My question is the following:
Given $k< d$ does there exists a linear Anosov automorphism of $\mathbb{T}^d$ with exactly $k$ eigenvalues smaller than $1$? If true (which I expect), does there exists an \emph{irreducible} linear Anosov automorphism of $\mathbb{T}^d$ with exactly $k$ eigenvalues smaller than $1$? 
This can be phrased in terms of matrices with integer coeficients (please add the corresponding relevant tags) as:
Given $k< d$ does there exists a matrix in $SL(d,\mathbb{Z})$ such that all eigenvalues have modulus different from $1$ and $k$ of them are of modulus smaller than $1$? What about if the characteristic polynomial is irreducible over $\mathbb{Q}$?. 

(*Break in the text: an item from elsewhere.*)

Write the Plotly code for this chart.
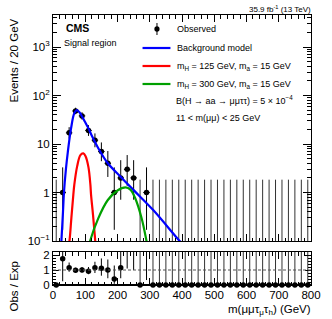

Some relevant related information can be found in this paper (http://arxiv.org/pdf/1009.2994v2.pdf) where some results of W. Duke, Z. Rudnick, P. Sarnak as well as of Nevo and Sarnak are refered to. 

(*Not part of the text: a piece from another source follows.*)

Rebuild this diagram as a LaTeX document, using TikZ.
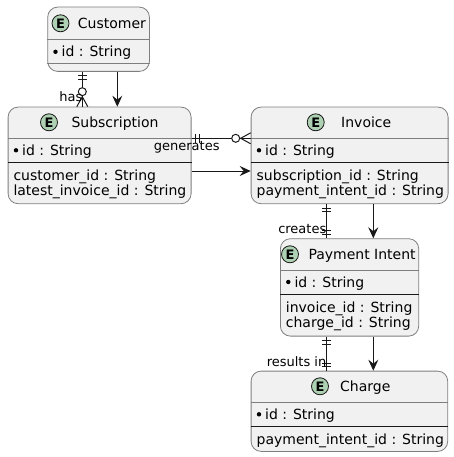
\documentclass[tikz,border=0pt]{standalone}
\usepackage{fontspec}
\setmainfont{DejaVu Sans}
\usetikzlibrary{arrows.meta,calc}
\definecolor{boxfill}{HTML}{F1F1F1}
\definecolor{boxline}{HTML}{7E7E7E}
\definecolor{circfill}{HTML}{ADD1B2}
\definecolor{inkc}{HTML}{181818}
\begin{document}
\begin{tikzpicture}[x=1pt,y=-1pt,
  entity/.style={draw=boxline, fill=boxfill, rounded corners=10pt, line width=0.8pt, inner sep=0pt, anchor=north west},
  hsep/.style={draw=boxline, line width=0.8pt},
  asep/.style={draw=inkc, line width=1pt},
  ecirc/.style={circle, draw=inkc, fill=circfill, line width=0.8pt, minimum size=17pt, inner sep=0pt, font=\fontsize{13}{13}\selectfont\bfseries},
  title/.style={anchor=base west, inner sep=0pt, font=\fontsize{14}{16}\selectfont, text=black},
  attr/.style={anchor=base west, inner sep=0pt, font=\fontsize{14}{16}\selectfont, text=black},
  lbl/.style={inner sep=0pt, font=\fontsize{13}{15}\selectfont, text=black},
  conn/.style={draw=inkc, line width=1pt},
  arr/.style={draw=inkc, line width=1pt, -{Stealth[length=11pt, width=10pt, inset=4pt]}},
  keyb/.style={draw=inkc, line width=1pt, fill=white},
  dot/.style={fill=black, draw=none}
]
\useasboundingbox (0,0) rectangle (453,457);

% ---------- entities ----------
\node[entity, minimum width=101.7pt, minimum height=64.3pt] (cust) at (47.3,6.7) {};
\node[entity, minimum width=183pt, minimum height=96.6pt] (sub) at (7.7,106.7) {};
\node[entity, minimum width=197pt, minimum height=96.6pt] (inv) at (250.7,106.7) {};
\node[entity, minimum width=138.3pt, minimum height=97.4pt] (pi) at (280,238.3) {};
\node[entity, minimum width=196.6pt, minimum height=80.3pt] (chg) at (250.7,370.7) {};

% separators
\draw[hsep] ($(cust.north west)+(0,32.6)$) -- ($(cust.north east)+(0,32.6)$);
\draw[hsep] ($(cust.north west)+(0,56.6)$) -- ($(cust.north east)+(0,56.6)$);
\draw[hsep] ($(sub.north west)+(0,31.6)$) -- ($(sub.north east)+(0,31.6)$);
\draw[asep] ($(sub.north west)+(0,55.6)$) -- ($(sub.north east)+(0,55.6)$);
\draw[hsep] ($(inv.north west)+(0,31.6)$) -- ($(inv.north east)+(0,31.6)$);
\draw[asep] ($(inv.north west)+(0,55.6)$) -- ($(inv.north east)+(0,55.6)$);
\draw[hsep] ($(pi.north west)+(0,31.7)$) -- ($(pi.north east)+(0,31.7)$);
\draw[asep] ($(pi.north west)+(0,56)$) -- ($(pi.north east)+(0,56)$);
\draw[hsep] ($(chg.north west)+(0,31.6)$) -- ($(chg.north east)+(0,31.6)$);
\draw[asep] ($(chg.north west)+(0,56)$) -- ($(chg.north east)+(0,56)$);

% headers
\node[ecirc] (ecust) at (60.5,23.3) {E};
\node[title] (tcust) at (77.7,28.3) {Customer};
\node[ecirc] (esub) at (49,122.3) {E};
\node[title] (tsub) at (71.3,127.3) {Subscription};
\node[ecirc] (einv) at (315.7,122.3) {E};
\node[title] (tinv) at (341,127.3) {Invoice};
\node[ecirc] (epi) at (290,254.3) {E};
\node[title] (tpi) at (308.3,259.3) {Payment Intent};
\node[ecirc] (echg) at (320,386.3) {E};
\node[title] (tchg) at (340,391.3) {Charge};

% attributes
\fill[dot] (55.5,51.8) circle[radius=2.2];
\node[attr] (acust1) at (61.5,56.7) {id : String};

\fill[dot] (16,150.3) circle[radius=2.2];
\node[attr] (asub1) at (22,155.3) {id : String};
\node[attr] (asub2) at (13.3,180) {customer\_id : String};
\node[attr] (asub3) at (13.3,195.7) {latest\_invoice\_id : String};

\fill[dot] (259,150.3) circle[radius=2.2];
\node[attr] (ainv1) at (265,155.3) {id : String};
\node[attr] (ainv2) at (256.5,180) {subscription\_id : String};
\node[attr] (ainv3) at (256.5,195.7) {payment\_intent\_id : String};

\fill[dot] (288.3,282) circle[radius=2.2];
\node[attr] (api1) at (294.3,287) {id : String};
\node[attr] (api2) at (285.7,312.3) {invoice\_id : String};
\node[attr] (api3) at (285.7,327.8) {charge\_id : String};

\fill[dot] (259,414.3) circle[radius=2.2];
\node[attr] (achg1) at (265,419.3) {id : String};
\node[attr] (achg2) at (256.5,444) {payment\_intent\_id : String};

% ---------- connectors ----------
\coordinate (hasx) at (82.3,0);
\coordinate (custarrx) at (117.3,0);
\coordinate (geny) at (0,138.3);
\coordinate (subarry) at (0,171);
\coordinate (crx) at (326.7,0);
\coordinate (arrx) at (373.3,0);

% Customer -- has --> Subscription
\draw[conn] (cust.south -| hasx) coordinate (h1) -- (sub.north -| hasx) coordinate (h2);
\draw[conn] ($(h1)+(-4.5,4)$) -- ($(h1)+(4.5,4)$);
\draw[conn] ($(h1)+(-4.5,7.5)$) -- ($(h1)+(4.5,7.5)$);
\draw[conn] ($(h2)+(-5.5,0)$) -- ($(h2)+(0,-10)$) -- ($(h2)+(5.5,0)$);
\draw[keyb] ($(h2)+(0,-15)$) circle[radius=4];
\node[lbl, anchor=east] (lhas) at (82.5,96.7) {has};
\draw[arr] (cust.south -| custarrx) -- (sub.north -| custarrx);

% Subscription -- generates --> Invoice
\draw[conn] (sub.east |- geny) coordinate (g1) -- (inv.west |- geny) coordinate (g2);
\draw[conn] ($(g1)+(4,-4.5)$) -- ($(g1)+(4,4.5)$);
\draw[conn] ($(g1)+(7.5,-4.5)$) -- ($(g1)+(7.5,4.5)$);
\draw[conn] ($(g2)+(0,-5.5)$) -- ($(g2)+(-10,0)$) -- ($(g2)+(0,5.5)$);
\draw[keyb] ($(g2)+(-15,0)$) circle[radius=4];
\node[lbl] (lgen) at (186.7,147.7) {generates};
\draw[arr] (sub.east |- subarry) -- (inv.west |- subarry);

% Invoice -- creates --> Payment Intent
\draw[conn] (inv.south -| crx) coordinate (c1) -- (pi.north -| crx) coordinate (c2);
\draw[conn] ($(c1)+(-4.5,4)$) -- ($(c1)+(4.5,4)$);
\draw[conn] ($(c1)+(-4.5,7.5)$) -- ($(c1)+(4.5,7.5)$);
\draw[conn] ($(c2)+(-4.5,-4)$) -- ($(c2)+(4.5,-4)$);
\draw[conn] ($(c2)+(-4.5,-7.5)$) -- ($(c2)+(4.5,-7.5)$);
\node[lbl, anchor=east] (lcre) at (326.5,229) {creates};
\draw[arr] (inv.south -| arrx) -- (pi.north -| arrx);

% Payment Intent -- results in --> Charge
\draw[conn] (pi.south -| crx) coordinate (r1) -- (chg.north -| crx) coordinate (r2);
\draw[conn] ($(r1)+(-4.5,4)$) -- ($(r1)+(4.5,4)$);
\draw[conn] ($(r1)+(-4.5,7.5)$) -- ($(r1)+(4.5,7.5)$);
\draw[conn] ($(r2)+(-4.5,-4)$) -- ($(r2)+(4.5,-4)$);
\draw[conn] ($(r2)+(-4.5,-7.5)$) -- ($(r2)+(4.5,-7.5)$);
\node[lbl, anchor=east] (lres) at (326.5,362) {results in};
\draw[arr] (pi.south -| arrx) -- (chg.north -| arrx);
\end{tikzpicture}
\end{document}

 A: This is only a partial answer, which I shall delete if I find a better one. Every pair $(k,d)$ of the form
$$d=\frac12\phi(n),\qquad k={\rm card}(\frac{n}{6}\le j \le\frac{n}{2},j\wedge n=1)$$
is OK: take the cyclotomic polynomial $\Phi_n$ and form the irreducible polynomial $P_n\in{\mathbb Z}[X]$ defined by
$$\Phi_n(t)=t^{\frac{n}{2}}P_n\left(t+\frac1t\right).$$
The roots of $P_n$ are the numbers $2\cos\frac{2j\pi}{n}$ with $j\wedge n=1$, smaller than $1$ if and only if $\frac{n}{6}\le j \le\frac{n}{2}$.

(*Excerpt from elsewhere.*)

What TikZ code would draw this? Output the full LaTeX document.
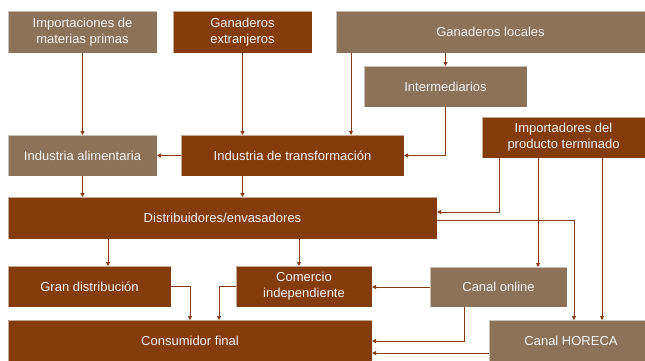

If instead $k=d-1$, take any Pisot number. Edit (after Nikita's comment below): One may take the companion matrix of $X^d-X^{d-1}-\cdots-X-1$. Its only root of modulus greter than $1$ is a Pisot number, also called a multinacci number. If $d=2$, this is just the golden ratio, at the basis of the Fibonacci sequence, hence the `word' multinacci.
A: Given $k < d$, one can always construct a monic polynomial irreducible over $\mathbb Q$ with exactly $k$ roots less than 1 in modulus and $d-k$ roots greater than 1 in modulus. This follows from the general construction of algebraic units, namely, each group of units of an algebraic field contains a unit with a given $k$  -- see, e.g., [Borevich and Shafarevich]. 
Then you can simply take the companion matrix of such a polynomial. 
Or do you need an explicit construction?